--- start Data provided ---

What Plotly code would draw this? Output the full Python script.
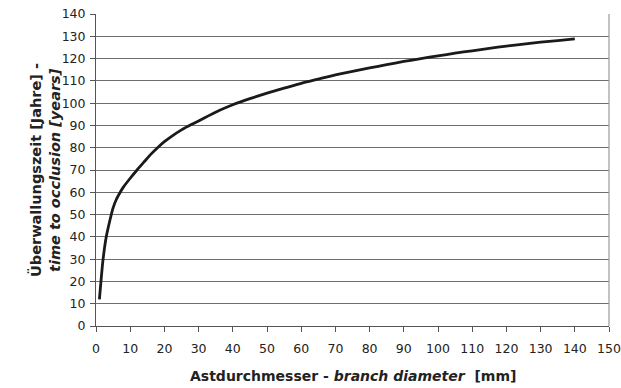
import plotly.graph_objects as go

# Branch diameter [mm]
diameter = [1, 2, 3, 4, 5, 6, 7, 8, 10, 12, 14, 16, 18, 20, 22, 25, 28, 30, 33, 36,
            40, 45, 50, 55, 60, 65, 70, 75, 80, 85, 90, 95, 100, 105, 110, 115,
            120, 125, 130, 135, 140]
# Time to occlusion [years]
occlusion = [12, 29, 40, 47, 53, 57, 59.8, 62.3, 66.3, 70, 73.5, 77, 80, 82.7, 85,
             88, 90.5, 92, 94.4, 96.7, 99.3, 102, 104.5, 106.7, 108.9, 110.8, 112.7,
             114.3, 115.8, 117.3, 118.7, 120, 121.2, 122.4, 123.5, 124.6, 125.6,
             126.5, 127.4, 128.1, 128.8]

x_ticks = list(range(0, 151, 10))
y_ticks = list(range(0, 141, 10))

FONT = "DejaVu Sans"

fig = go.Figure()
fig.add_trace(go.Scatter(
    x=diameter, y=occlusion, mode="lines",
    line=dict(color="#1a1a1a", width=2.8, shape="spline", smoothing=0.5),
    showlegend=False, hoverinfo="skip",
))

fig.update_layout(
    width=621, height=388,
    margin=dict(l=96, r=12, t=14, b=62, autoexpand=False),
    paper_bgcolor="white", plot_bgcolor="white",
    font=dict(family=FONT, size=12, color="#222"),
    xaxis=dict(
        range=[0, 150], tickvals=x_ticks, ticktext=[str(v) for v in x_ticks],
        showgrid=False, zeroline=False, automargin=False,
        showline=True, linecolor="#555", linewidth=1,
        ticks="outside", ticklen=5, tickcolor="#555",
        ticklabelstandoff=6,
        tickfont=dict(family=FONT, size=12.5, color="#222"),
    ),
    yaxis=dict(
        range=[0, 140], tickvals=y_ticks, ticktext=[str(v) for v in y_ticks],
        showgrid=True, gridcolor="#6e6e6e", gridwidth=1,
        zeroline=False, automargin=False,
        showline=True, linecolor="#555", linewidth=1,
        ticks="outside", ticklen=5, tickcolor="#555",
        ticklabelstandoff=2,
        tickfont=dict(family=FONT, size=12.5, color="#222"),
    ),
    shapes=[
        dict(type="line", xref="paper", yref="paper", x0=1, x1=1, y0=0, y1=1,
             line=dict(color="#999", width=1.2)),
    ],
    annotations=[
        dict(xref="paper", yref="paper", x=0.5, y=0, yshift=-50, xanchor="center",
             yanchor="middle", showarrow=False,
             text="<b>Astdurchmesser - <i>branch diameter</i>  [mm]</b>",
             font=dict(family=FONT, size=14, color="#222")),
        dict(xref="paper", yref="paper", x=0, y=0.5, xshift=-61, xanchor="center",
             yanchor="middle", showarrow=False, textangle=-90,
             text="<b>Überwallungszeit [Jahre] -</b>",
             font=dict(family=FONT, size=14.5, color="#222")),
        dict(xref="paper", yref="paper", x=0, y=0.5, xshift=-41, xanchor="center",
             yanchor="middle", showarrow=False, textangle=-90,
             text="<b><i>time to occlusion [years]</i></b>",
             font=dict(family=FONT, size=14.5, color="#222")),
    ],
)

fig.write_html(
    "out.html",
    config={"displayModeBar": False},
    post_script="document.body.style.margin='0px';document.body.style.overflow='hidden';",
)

--- end Data provided ---
--- start Data provided ---

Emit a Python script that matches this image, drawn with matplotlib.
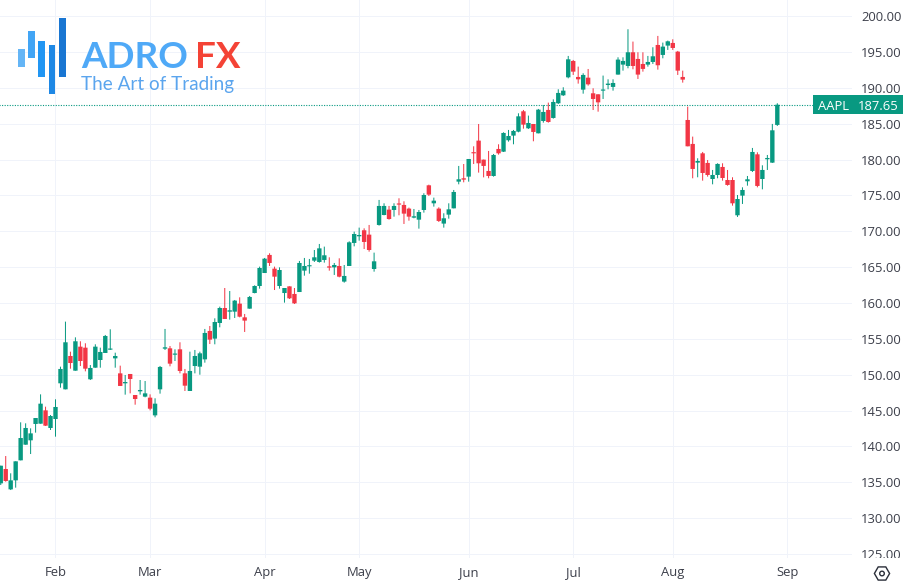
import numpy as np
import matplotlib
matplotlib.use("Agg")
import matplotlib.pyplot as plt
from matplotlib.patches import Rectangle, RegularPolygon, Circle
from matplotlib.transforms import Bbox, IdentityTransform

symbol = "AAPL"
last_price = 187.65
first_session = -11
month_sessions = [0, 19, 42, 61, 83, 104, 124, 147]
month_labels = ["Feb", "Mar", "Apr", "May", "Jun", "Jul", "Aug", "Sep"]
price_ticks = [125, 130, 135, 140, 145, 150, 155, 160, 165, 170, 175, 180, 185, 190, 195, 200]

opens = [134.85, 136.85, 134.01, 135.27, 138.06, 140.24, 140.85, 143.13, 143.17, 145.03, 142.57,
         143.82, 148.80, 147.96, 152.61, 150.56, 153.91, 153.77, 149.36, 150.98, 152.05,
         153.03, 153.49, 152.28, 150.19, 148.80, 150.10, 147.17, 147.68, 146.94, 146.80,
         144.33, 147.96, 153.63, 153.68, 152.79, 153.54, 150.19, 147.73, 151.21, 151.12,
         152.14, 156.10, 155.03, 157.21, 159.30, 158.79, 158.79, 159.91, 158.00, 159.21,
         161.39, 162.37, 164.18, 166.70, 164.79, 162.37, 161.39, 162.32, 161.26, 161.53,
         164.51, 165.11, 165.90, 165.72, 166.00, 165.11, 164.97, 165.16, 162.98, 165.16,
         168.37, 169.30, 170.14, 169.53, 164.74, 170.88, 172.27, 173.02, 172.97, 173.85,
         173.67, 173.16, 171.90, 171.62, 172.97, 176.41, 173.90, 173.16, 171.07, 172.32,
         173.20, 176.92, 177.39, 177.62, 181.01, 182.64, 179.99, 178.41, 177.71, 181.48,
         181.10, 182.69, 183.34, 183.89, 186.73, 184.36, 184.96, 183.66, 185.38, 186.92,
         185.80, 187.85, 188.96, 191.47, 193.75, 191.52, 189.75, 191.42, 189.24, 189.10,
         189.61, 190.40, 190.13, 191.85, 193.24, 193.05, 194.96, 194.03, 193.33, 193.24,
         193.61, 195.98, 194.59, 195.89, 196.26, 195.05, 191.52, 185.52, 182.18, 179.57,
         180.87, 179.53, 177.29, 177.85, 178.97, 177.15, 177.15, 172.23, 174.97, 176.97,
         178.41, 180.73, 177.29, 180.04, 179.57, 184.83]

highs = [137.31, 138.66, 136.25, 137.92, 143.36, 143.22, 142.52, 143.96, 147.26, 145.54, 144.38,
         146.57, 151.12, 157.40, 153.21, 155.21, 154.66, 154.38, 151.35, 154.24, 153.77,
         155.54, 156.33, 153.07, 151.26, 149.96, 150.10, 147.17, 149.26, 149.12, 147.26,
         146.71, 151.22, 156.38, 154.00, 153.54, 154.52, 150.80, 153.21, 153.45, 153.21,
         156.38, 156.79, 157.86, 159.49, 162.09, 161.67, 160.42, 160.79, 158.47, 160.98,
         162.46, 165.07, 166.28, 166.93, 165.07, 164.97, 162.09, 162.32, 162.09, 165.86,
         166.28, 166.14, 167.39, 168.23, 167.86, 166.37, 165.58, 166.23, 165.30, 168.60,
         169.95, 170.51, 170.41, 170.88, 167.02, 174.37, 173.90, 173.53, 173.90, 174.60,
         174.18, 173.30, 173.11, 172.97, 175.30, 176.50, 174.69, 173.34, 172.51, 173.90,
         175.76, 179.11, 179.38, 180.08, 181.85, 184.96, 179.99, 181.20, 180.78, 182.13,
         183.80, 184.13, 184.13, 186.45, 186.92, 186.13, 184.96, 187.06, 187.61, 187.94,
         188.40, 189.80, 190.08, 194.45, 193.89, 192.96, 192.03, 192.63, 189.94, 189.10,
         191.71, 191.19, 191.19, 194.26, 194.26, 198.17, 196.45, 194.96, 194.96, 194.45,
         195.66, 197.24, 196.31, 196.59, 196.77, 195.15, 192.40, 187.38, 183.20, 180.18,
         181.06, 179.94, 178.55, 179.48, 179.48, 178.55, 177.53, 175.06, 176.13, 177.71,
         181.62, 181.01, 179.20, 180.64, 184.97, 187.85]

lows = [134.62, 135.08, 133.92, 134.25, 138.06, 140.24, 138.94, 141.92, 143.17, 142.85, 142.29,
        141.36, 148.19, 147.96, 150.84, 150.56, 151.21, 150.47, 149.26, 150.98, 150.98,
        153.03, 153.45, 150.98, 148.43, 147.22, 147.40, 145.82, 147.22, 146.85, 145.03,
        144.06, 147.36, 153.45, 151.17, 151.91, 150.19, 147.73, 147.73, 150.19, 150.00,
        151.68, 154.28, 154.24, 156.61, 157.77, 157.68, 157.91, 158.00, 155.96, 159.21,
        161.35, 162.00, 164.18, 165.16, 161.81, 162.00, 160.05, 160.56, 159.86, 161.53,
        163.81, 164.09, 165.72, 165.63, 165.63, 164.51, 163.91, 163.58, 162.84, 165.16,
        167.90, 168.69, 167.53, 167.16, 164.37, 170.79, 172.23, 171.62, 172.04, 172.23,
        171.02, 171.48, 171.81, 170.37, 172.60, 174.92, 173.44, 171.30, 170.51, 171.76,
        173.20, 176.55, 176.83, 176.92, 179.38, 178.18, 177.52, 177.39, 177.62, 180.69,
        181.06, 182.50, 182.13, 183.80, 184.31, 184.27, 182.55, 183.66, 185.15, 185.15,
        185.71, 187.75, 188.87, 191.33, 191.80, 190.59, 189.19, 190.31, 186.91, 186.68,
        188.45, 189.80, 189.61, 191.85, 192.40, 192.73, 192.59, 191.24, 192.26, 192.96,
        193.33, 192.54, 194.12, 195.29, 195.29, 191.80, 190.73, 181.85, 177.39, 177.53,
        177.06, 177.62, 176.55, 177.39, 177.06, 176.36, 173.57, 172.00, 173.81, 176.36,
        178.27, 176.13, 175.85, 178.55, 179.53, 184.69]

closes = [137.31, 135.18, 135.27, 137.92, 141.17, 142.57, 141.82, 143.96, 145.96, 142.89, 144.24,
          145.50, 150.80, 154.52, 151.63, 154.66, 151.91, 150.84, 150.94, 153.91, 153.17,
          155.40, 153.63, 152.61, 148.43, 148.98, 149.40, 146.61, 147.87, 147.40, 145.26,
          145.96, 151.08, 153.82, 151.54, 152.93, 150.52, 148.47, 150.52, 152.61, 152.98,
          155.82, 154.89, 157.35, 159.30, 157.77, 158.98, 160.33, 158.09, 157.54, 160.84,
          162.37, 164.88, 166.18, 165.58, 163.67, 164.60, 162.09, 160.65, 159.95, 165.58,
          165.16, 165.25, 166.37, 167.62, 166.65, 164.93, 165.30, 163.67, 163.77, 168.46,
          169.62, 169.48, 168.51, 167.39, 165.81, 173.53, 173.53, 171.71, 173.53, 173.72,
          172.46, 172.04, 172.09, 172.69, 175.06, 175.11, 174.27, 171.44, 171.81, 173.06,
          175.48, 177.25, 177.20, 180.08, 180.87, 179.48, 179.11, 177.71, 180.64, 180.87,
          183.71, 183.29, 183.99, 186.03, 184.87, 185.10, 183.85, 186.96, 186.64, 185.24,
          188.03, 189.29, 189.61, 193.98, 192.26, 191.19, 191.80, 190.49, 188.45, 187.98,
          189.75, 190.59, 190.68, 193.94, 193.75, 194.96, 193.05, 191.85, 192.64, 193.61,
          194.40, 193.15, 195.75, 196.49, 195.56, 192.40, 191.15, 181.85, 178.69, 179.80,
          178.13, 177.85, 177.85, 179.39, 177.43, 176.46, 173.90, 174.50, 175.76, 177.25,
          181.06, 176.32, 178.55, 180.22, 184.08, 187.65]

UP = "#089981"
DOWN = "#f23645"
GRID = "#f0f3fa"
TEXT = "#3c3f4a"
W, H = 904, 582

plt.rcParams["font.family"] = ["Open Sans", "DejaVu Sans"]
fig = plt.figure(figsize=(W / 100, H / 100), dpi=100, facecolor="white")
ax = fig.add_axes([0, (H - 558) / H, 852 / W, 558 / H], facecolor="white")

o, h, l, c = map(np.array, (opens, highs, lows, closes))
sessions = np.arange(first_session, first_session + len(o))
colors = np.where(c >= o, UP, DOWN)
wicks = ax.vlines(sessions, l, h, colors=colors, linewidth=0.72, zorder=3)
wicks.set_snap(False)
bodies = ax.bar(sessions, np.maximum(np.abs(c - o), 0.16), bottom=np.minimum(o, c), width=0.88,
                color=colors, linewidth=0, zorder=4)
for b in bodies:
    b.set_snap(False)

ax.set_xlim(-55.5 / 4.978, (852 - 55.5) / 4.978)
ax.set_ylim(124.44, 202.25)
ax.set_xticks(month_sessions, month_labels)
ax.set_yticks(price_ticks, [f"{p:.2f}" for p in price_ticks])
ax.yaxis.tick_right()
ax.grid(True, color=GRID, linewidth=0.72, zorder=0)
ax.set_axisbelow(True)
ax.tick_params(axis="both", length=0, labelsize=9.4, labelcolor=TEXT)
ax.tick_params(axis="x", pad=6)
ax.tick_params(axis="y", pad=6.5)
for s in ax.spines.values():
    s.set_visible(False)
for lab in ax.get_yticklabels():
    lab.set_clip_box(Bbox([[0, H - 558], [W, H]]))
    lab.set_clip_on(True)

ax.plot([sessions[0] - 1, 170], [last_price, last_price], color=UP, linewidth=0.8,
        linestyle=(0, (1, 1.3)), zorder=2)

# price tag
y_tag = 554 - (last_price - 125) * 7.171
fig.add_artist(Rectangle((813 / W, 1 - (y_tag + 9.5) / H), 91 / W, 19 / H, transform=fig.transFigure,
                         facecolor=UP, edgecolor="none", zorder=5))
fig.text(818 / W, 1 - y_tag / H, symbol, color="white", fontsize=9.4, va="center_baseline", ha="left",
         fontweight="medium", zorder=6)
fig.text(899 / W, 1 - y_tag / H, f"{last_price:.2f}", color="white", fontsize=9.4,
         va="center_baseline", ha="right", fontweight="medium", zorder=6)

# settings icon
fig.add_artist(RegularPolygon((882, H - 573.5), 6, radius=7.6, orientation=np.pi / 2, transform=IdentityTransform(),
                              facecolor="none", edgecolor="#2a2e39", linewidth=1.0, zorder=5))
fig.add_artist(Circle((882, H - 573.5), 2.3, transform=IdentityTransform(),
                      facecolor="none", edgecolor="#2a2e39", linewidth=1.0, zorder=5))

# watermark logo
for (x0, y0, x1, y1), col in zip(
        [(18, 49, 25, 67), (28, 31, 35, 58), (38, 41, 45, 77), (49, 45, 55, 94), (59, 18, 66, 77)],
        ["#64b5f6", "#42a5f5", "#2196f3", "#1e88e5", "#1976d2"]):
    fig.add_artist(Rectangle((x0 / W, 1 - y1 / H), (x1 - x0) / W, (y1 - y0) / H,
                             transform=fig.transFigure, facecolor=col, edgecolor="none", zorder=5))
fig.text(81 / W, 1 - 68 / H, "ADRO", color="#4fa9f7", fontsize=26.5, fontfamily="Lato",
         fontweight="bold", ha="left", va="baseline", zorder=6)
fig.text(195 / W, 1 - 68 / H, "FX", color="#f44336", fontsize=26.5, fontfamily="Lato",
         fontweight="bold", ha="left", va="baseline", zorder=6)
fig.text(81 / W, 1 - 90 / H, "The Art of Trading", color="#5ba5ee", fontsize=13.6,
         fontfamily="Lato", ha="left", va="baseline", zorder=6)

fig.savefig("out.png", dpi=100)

--- end Data provided ---

* _What you need to do_:
Give back the exact lines above, running from the one that has "What Plotly code" through the one that has "y_ticks = list(range(0, 141, 10))", with nothing added and no pictures.

* _Output of the exercise_:
What Plotly code would draw this? Output the full Python script.
import plotly.graph_objects as go

# Branch diameter [mm]
diameter = [1, 2, 3, 4, 5, 6, 7, 8, 10, 12, 14, 16, 18, 20, 22, 25, 28, 30, 33, 36,
            40, 45, 50, 55, 60, 65, 70, 75, 80, 85, 90, 95, 100, 105, 110, 115,
            120, 125, 130, 135, 140]
# Time to occlusion [years]
occlusion = [12, 29, 40, 47, 53, 57, 59.8, 62.3, 66.3, 70, 73.5, 77, 80, 82.7, 85,
             88, 90.5, 92, 94.4, 96.7, 99.3, 102, 104.5, 106.7, 108.9, 110.8, 112.7,
             114.3, 115.8, 117.3, 118.7, 120, 121.2, 122.4, 123.5, 124.6, 125.6,
             126.5, 127.4, 128.1, 128.8]

x_ticks = list(range(0, 151, 10))
y_ticks = list(range(0, 141, 10))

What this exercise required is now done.